Girl power
- iain415
- Nov 9, 2018
- 4 min read
By IAIN KING
Bethesda, Maryland, USA, November 9, 2018
EDDIE WOLECKI BLACK has opened my eyes to so much in the game we both love.
The minute details and the all-encompassing obsession of coaching, the structuring of a training session.
He's a mate not a mentor, the new Celtic Women's team boss just happens to be one helluva coach.
Eddie has brought me so many fresh perspectives.
None more so than breaking down the prejudices and preconceptions that I confess existed within me when it came to coaching in the female game.
When I first met Eddie around a decade ago he was in charge at all-conquering Glasgow City.
Their story fascinated me, a friendship flourished, I signed Eddie as a groundbreaking columnist for the Scottish Sun in my former life as Head of Sport at Scotland's biggest selling newspaper.
Yet I admit I wasn't truly convinced on the merits of women's football until I was licking my wounds in the wake of my departure from East Kilbride FC.
The club had been my life for seven years, we'd just won the SFA Challenge Cup in our first season in the senior ranks but three days after the Final it was over. Boardroom politics. Sacked.
I choose not to dwell on that now, four years on so much has happened in my life and without the stinging hurt of that exit from my hometown club I wouldn't be living my dream in Canada now.

PEAKS AND TROUGHS...Eddie and I have both bounced back from some setbacks in life
When I needed my mates most Eddie was there and he asked me to come in to a City session, to work with the Champions League squad and see how they operated as a group.
Up close and personal the standard was unbelievable, technique, tempo, the girls were flying. With uneven numbers I joined in the game at the end and it was embarrassing. I was getting slaughtered 1 v 1 and quickly hid at sweeper.
I was never a stranger at City after that and would have taken up an offer to work with the U17s squad if it hadn't been for the lure of working with a Motherwell U15s Boys side that was packed with Scottish internationals.
This weekend, though, my mind has been dragged back to that summer's night in Glasgow when all my views on women's football were altered forever.
Tomorrow North Toronto Nitros U13 OPDL squad will take part in the Bethesda Premier Cup in a sodden Maryland.
It's 14 months now since I was handed the reins of this squad as part of the my work at the club and the improvement in a dedicated group of players has been thrilling to watch.
Four sessions a week, 30 league games unbeaten, a desire to learn and be coached in a system.
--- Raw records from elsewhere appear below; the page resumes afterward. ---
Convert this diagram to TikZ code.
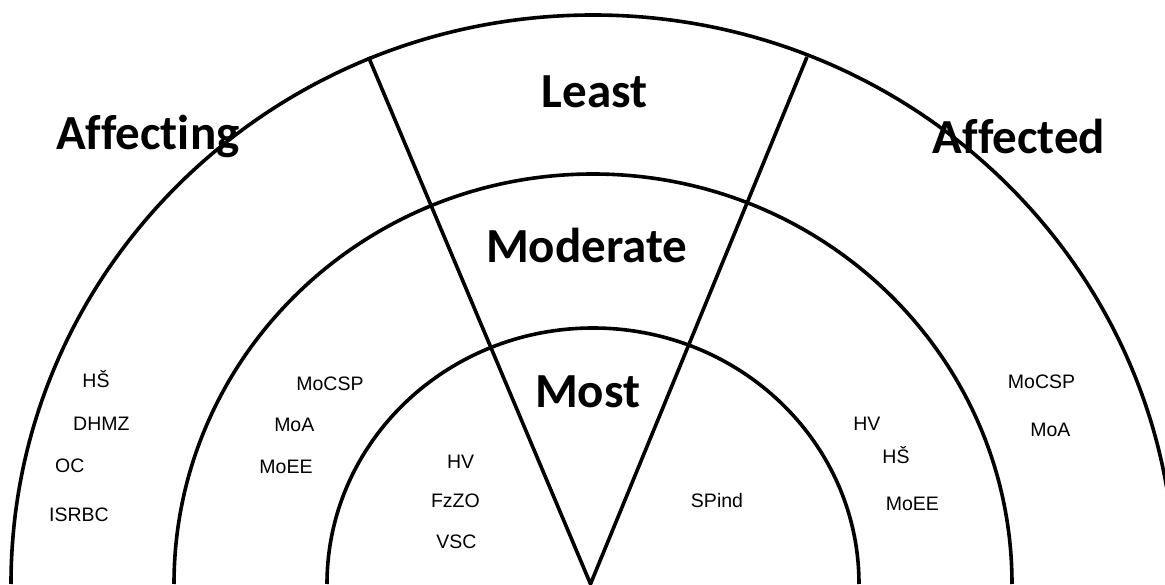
\documentclass[tikz,border=0pt]{standalone}
\usepackage{fontspec}
\setmainfont{Liberation Sans}
\newfontfamily\headfont[Ligatures=NoCommon]{Carlito}
\begin{document}
\begin{tikzpicture}[x=1pt,y=1pt,
  ring/.style={line width=3.6pt},
  tier/.style={font=\headfont\bfseries\fontsize{49}{51}\selectfont, inner sep=0pt, anchor=base},
  item/.style={font=\fontsize{19.5}{22}\selectfont, inner sep=0pt, anchor=base}]
\useasboundingbox (0,0) rectangle (1165,584);
\begin{scope}
  \clip (0,0) rectangle (1165,584);
  % three concentric half rings
  \draw[ring] (593+266,0) arc[start angle=0,end angle=180,x radius=266,y radius=256];
  \draw[ring] (593+419,0) arc[start angle=0,end angle=180,x radius=419,y radius=410];
  \draw[ring] (593+582,0) arc[start angle=0,end angle=180,x radius=582,y radius=569];
  % the wedge separating the two sides
  \coordinate (apex) at (590.5,0);
  \coordinate (lt) at (368.5,527);
  \coordinate (rt) at (807,527);
  \draw[ring] (lt) -- (apex) -- (rt);
\end{scope}

% tier headings
\node[tier] (affecting) at (147.8,434) {Affecting};
\node[tier] (least)     at (594.6,476) {Least};
\node[tier] (moderate)  at (586.7,321) {Moderate};
\node[tier] (most)      at (587.7,176.7) {Most};
\node[tier] (affected)  at (1019,430.7) {Affected};

% affecting side
\node[item] (hsL)    at (96,196.7)   {HŠ};
\node[item] (dhmz)   at (101.4,153)  {DHMZ};
\node[item] (oc)     at (69.8,111.3) {OC};
\node[item] (isrbc)  at (79,63)      {ISRBC};
\node[item] (mocspL) at (330,193.3)  {MoCSP};
\node[item] (moaL)   at (294.3,152.3){MoA};
\node[item] (moeeL)  at (286,110.7)  {MoEE};
\node[item] (hvL)    at (460.6,115.7){HV};
\node[item] (fzzo)   at (455.4,76.7) {FzZO};
\node[item] (vsc)    at (456.4,35.7) {VSC};

% affected side
\node[item] (spind)  at (717,76.7)    {SPind};
\node[item] (hvR)    at (866.8,153)   {HV};
\node[item] (hsR)    at (896,120.7)   {HŠ};
\node[item] (moeeR)  at (912.3,74)    {MoEE};
\node[item] (mocspR) at (1041.5,195.7){MoCSP};
\node[item] (moaR)   at (1050.3,147.3){MoA};
\end{tikzpicture}
\end{document}
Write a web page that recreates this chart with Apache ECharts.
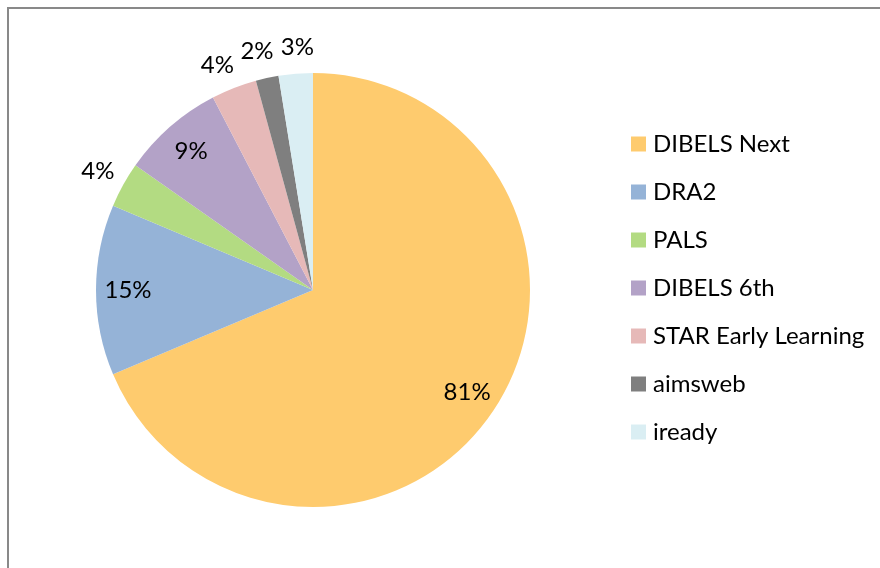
<!DOCTYPE html>
<html>
<head>
<meta charset="utf-8">
<script src="https://cdn.jsdelivr.net/npm/echarts@6/dist/echarts.min.js"></script>
<style>
  html, body { margin: 0; padding: 0; background: #fff; overflow: hidden; }
  #chart { width: 880px; height: 568px; }
</style>
</head>
<body>
<div id="chart"></div>
<script>
const categories = ['DIBELS Next', 'DRA2', 'PALS', 'DIBELS 6th', 'STAR Early Learning', 'aimsweb', 'iready']
const values = [81, 15, 4, 9, 4, 2, 3]
const colors = ['#FECB6E', '#95B3D7', '#B3DB82', '#B3A2C7', '#E6B9B8', '#7F7F7F', '#DAEEF3']
// which labels sit inside the slice, the rest go just outside the rim
const insideLabel = [true, true, false, true, false, false, false]

const font = 'Lato, "Open Sans", sans-serif'
const center = [313, 290]
const r = 217

// small nudges so the crowded top labels don't touch (like Excel's best fit)
const labelNudge = {
  'STAR Early Learning': [-6, 4],
  'aimsweb': [-4, 2],
  'iready': [4, 2]
}

const chart = echarts.init(document.getElementById('chart'))

function labelSeries(inner, outer, showInside) {
  return {
    type: 'pie',
    silent: true,
    center: center,
    radius: [inner, outer],
    startAngle: 90,
    avoidLabelOverlap: false,
    emphasis: { disabled: true },
    tooltip: { show: false },
    itemStyle: { color: 'transparent', borderWidth: 0 },
    labelLine: { show: false },
    labelLayout: { hideOverlap: false },
    label: {
      position: 'inside',
      formatter: '{c}%',
      color: '#000',
      fontFamily: font,
      fontSize: 24
    },
    data: categories.map((name, i) => ({
      name: name,
      value: values[i],
      label: {
        show: insideLabel[i] === showInside,
        offset: labelNudge[name] || [0, 0]
      }
    }))
  }
}

chart.setOption({
  animation: false,
  color: colors,
  graphic: [{
    type: 'rect',
    shape: { x: 8, y: 8, width: 1000, height: 1000 },
    style: { fill: 'none', stroke: '#898989', lineWidth: 2 },
    silent: true
  }],
  legend: {
    orient: 'vertical',
    left: 631,
    top: 132,
    padding: 0,
    itemWidth: 15,
    itemHeight: 15,
    itemGap: 24,
    icon: 'rect',
    data: categories,
    textStyle: {
      fontFamily: font,
      fontSize: 24,
      lineHeight: 24,
      color: '#000',
      padding: [0, 0, 0, 2]
    }
  },
  series: [
    {
      type: 'pie',
      center: center,
      radius: r,
      startAngle: 90,
      label: { show: false },
      labelLine: { show: false },
      itemStyle: { borderWidth: 0 },
      data: categories.map((name, i) => ({ name: name, value: values[i] }))
    },
    labelSeries(147, r, true),
    labelSeries(176, 310, false)
  ]
})
</script>
</body>
</html>
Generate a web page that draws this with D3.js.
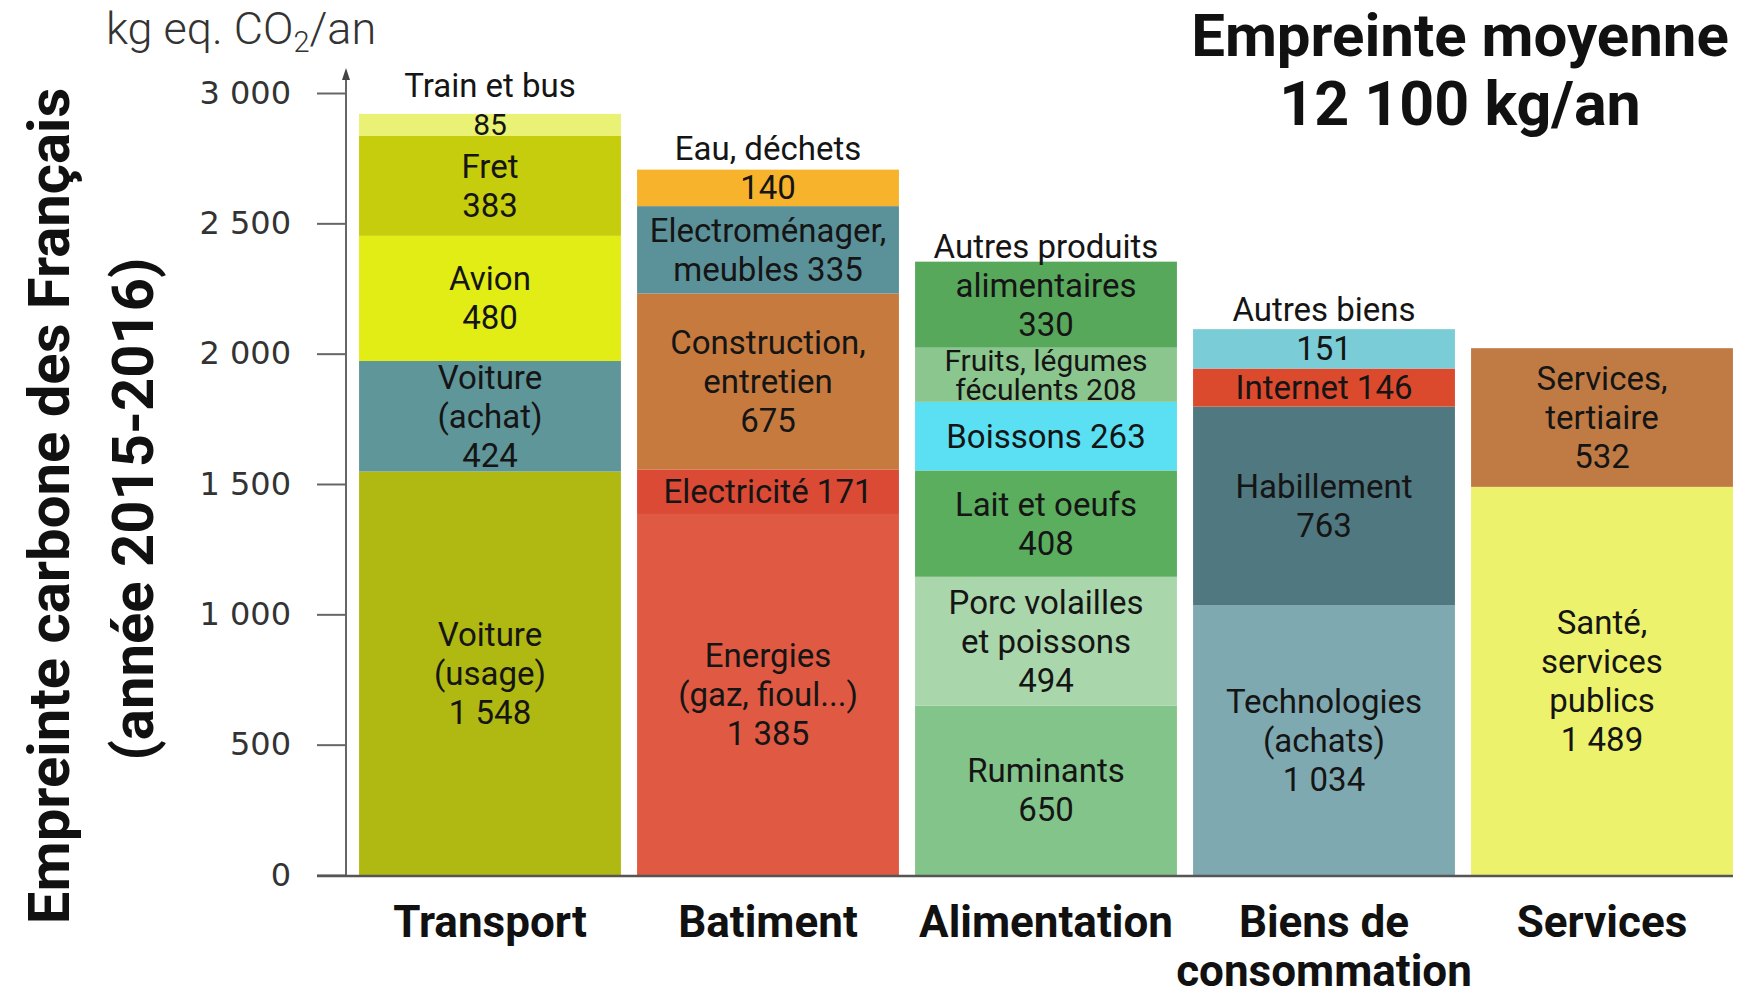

They are a joy to work with.
Their respect for the coach and focus on their development never wavers, they are intense.
Yes, I'd love the girls to take more responsibility in the final third of the field, to have that swagger and bravado our U15 Boys carry with them like body armour. But that will come.

GIRLZ IN THE HOODZ...Alex Vokes, Samara Golger, Izzy Friedman, Maya Heitelman, Sammy Boone and keeper Vanessa Smith get ready for the American adventure
This weekend we will face some top American teams in our first big tournament as an Ontario Player Development League (OPDL) outfit.
For the 16 players travelling it's the start of a journey at the provincial level of the game in Canada, one I pray ends up in scholarships for them and all they dream of achieving with their soccer.
As part of our coaching restructure I now Head Coach one boys side and one girls side and I love the sense of balance that provides.
There is such a reward in coaching a girls side and seeing them put into practice a way of playing you believe in. They are blank canvasses when you start, so thirsty for knowledge.
I know now what Eddie was talking about all those years ago when I questioned him about why he had stayed in the women's game so long.
"Look mate," he said in that gruff Dundonian accent. "I don't see it like that, I don't think of them as women, they're fitbaw players and they want to learn."
He was right then and it resonates with me now. I know a lot of my coaching pals back home still carry the same reservations I had about coaching girls all those years ago.
I'd never force my views on them, I just know the truth for me. Being chosen to work with this team has made me a better coach.
I can teach in a different way, I can break down the technique, I can explain the formations better and I learn from the players and how they see things. Every day.
It makes me proud that on their afternoon off on a Saturday the bulk of this Nitros squad are now in the gym or the weights room with my colleague Sam Fujimagari at Totum Life Science.
They build their bodies to guard against injury in a football world where girls this age are EIGHT TIMES more likely to suffer a cruciate ligament injury than their male counterparts.
That's dedication - and that's why coaching these girls has been such a privilege.